____ Data extract
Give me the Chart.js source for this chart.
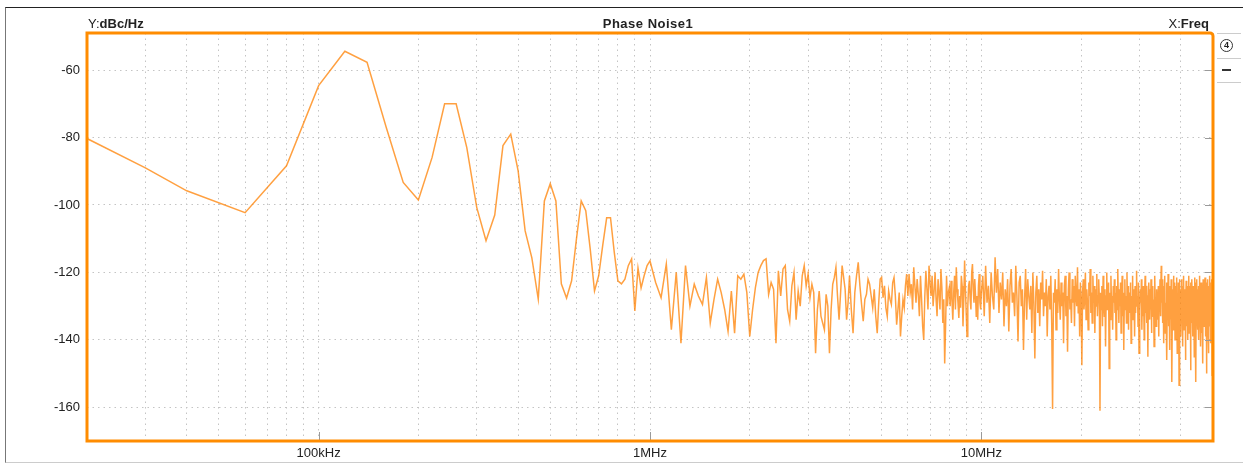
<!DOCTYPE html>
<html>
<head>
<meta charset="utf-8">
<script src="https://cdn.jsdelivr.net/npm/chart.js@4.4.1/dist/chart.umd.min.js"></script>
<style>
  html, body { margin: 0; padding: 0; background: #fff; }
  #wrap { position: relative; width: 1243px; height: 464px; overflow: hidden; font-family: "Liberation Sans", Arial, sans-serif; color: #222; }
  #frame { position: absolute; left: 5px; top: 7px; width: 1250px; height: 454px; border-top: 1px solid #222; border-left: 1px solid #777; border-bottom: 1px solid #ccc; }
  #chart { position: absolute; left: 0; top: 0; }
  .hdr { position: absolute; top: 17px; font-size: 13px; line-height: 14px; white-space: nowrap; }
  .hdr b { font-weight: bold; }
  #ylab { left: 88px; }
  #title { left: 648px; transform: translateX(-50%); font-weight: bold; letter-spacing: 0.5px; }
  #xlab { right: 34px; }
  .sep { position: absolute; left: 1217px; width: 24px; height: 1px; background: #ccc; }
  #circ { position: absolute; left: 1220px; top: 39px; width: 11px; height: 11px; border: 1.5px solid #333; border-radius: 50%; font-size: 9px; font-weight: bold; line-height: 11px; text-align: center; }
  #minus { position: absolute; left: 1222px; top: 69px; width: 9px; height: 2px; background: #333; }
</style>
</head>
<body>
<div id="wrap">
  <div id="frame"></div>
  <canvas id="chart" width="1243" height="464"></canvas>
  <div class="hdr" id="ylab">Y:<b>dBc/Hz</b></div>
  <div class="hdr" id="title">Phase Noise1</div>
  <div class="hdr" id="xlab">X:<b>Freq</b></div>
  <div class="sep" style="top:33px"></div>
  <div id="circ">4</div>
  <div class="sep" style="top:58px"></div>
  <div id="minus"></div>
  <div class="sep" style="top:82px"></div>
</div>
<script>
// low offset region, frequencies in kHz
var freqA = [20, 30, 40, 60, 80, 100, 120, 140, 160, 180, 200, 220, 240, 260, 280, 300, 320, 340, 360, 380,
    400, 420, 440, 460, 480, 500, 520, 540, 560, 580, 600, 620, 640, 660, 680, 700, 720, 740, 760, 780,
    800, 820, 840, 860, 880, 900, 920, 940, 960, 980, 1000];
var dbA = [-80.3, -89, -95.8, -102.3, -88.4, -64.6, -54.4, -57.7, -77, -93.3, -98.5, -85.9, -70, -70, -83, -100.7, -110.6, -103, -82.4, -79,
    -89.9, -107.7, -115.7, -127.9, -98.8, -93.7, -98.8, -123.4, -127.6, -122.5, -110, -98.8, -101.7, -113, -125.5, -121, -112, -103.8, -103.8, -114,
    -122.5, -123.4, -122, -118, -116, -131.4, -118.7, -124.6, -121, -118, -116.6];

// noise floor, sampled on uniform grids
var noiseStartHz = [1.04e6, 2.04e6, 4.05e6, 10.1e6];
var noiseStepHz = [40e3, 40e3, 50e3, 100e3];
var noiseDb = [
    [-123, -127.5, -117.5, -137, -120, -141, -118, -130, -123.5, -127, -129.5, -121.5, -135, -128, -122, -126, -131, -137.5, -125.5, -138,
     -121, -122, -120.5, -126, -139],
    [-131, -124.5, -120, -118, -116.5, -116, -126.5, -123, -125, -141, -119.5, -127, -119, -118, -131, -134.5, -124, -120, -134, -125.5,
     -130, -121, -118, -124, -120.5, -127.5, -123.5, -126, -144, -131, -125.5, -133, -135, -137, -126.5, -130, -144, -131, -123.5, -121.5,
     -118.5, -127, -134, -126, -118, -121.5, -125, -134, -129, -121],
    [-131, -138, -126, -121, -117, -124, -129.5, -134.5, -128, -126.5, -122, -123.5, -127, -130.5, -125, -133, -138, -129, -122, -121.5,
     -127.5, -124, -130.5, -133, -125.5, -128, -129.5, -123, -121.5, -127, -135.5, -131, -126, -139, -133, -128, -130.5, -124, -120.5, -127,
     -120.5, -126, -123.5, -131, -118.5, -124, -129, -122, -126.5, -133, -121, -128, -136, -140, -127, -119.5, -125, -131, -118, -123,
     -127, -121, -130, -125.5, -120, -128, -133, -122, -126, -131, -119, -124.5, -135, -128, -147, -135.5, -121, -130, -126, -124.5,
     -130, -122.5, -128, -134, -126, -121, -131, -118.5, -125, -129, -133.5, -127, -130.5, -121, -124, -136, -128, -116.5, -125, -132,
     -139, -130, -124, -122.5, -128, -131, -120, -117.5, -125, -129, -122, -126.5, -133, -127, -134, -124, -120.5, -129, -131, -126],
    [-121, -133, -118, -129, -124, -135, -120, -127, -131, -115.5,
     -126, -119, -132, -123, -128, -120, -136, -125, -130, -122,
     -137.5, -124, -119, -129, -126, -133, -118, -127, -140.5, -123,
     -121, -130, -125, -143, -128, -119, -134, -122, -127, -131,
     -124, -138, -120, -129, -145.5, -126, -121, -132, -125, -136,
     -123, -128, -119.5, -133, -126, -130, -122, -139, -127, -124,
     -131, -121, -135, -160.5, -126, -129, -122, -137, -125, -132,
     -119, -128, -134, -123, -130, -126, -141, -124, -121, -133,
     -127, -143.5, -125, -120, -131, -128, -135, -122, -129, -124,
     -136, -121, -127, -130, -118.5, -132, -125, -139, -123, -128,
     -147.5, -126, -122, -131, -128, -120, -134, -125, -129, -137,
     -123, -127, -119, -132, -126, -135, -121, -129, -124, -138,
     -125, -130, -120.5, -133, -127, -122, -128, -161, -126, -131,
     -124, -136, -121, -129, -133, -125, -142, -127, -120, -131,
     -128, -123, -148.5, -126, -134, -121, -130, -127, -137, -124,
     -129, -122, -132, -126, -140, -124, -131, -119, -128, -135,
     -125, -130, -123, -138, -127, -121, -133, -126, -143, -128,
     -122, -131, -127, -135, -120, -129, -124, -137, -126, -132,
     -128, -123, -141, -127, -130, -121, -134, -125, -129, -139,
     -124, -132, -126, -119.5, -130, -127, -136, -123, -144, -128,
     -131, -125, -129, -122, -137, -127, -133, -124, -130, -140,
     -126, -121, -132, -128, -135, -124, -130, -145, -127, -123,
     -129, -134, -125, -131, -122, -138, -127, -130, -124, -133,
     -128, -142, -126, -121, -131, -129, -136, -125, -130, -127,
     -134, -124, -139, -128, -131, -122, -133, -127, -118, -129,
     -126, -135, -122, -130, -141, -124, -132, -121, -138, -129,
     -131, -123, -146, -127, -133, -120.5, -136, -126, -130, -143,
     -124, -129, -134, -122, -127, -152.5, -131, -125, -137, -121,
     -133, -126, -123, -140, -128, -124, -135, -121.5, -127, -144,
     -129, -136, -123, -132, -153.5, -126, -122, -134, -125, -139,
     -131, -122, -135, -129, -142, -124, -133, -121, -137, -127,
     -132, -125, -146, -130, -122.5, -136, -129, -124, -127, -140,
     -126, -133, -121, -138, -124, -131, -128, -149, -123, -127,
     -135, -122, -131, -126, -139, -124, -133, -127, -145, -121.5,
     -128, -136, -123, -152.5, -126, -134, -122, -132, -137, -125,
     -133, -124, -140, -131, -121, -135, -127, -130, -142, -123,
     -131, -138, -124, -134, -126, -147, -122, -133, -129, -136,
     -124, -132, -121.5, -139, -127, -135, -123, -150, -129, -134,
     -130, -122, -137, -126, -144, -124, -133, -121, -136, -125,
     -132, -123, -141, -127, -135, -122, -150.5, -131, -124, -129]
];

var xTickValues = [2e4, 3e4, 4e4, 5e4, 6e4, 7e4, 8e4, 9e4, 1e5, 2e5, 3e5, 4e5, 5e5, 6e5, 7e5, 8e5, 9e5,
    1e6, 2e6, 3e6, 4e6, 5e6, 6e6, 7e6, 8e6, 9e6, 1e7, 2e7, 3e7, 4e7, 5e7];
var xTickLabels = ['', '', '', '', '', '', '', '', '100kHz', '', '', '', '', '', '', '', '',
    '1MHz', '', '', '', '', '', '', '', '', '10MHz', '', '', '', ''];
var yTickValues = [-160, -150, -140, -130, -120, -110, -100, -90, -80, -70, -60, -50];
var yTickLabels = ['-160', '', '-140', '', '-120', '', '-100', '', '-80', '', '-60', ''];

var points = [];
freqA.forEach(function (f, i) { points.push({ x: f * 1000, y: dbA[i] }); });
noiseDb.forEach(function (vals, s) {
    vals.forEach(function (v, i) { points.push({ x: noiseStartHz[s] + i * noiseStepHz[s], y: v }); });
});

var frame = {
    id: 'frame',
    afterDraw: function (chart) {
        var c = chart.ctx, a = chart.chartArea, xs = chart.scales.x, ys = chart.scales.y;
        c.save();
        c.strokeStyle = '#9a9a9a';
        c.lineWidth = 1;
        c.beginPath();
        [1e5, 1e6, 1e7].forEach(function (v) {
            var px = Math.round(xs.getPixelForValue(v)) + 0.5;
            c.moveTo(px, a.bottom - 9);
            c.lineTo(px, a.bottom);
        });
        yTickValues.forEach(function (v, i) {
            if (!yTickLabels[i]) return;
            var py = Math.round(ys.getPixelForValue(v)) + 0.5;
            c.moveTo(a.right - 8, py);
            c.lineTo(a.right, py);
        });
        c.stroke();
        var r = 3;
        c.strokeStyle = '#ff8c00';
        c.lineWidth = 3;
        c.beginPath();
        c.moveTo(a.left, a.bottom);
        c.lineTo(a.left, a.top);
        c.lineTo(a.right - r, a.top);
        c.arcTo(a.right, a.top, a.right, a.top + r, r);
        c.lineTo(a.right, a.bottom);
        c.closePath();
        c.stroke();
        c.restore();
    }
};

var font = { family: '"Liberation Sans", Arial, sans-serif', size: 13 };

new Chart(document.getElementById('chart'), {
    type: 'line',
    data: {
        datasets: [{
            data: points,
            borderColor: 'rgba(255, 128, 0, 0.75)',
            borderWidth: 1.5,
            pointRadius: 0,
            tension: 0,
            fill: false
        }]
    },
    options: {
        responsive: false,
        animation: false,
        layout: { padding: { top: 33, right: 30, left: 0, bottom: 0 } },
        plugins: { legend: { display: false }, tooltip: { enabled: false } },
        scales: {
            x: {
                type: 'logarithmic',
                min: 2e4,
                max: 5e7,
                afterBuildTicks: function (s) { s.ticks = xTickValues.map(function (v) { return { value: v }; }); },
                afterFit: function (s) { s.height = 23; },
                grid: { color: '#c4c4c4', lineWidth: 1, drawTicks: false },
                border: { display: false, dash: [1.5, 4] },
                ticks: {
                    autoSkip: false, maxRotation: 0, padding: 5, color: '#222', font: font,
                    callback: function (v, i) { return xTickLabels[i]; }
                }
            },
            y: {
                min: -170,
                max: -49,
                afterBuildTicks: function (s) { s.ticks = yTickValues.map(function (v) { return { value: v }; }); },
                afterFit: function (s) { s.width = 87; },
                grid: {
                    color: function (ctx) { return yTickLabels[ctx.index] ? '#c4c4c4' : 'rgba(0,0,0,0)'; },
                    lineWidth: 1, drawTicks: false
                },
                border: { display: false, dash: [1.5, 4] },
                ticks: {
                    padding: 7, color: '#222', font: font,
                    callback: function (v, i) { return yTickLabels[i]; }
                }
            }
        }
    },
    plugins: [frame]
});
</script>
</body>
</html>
________
State only the count of lines above that hold the string "chart".

The answer — 7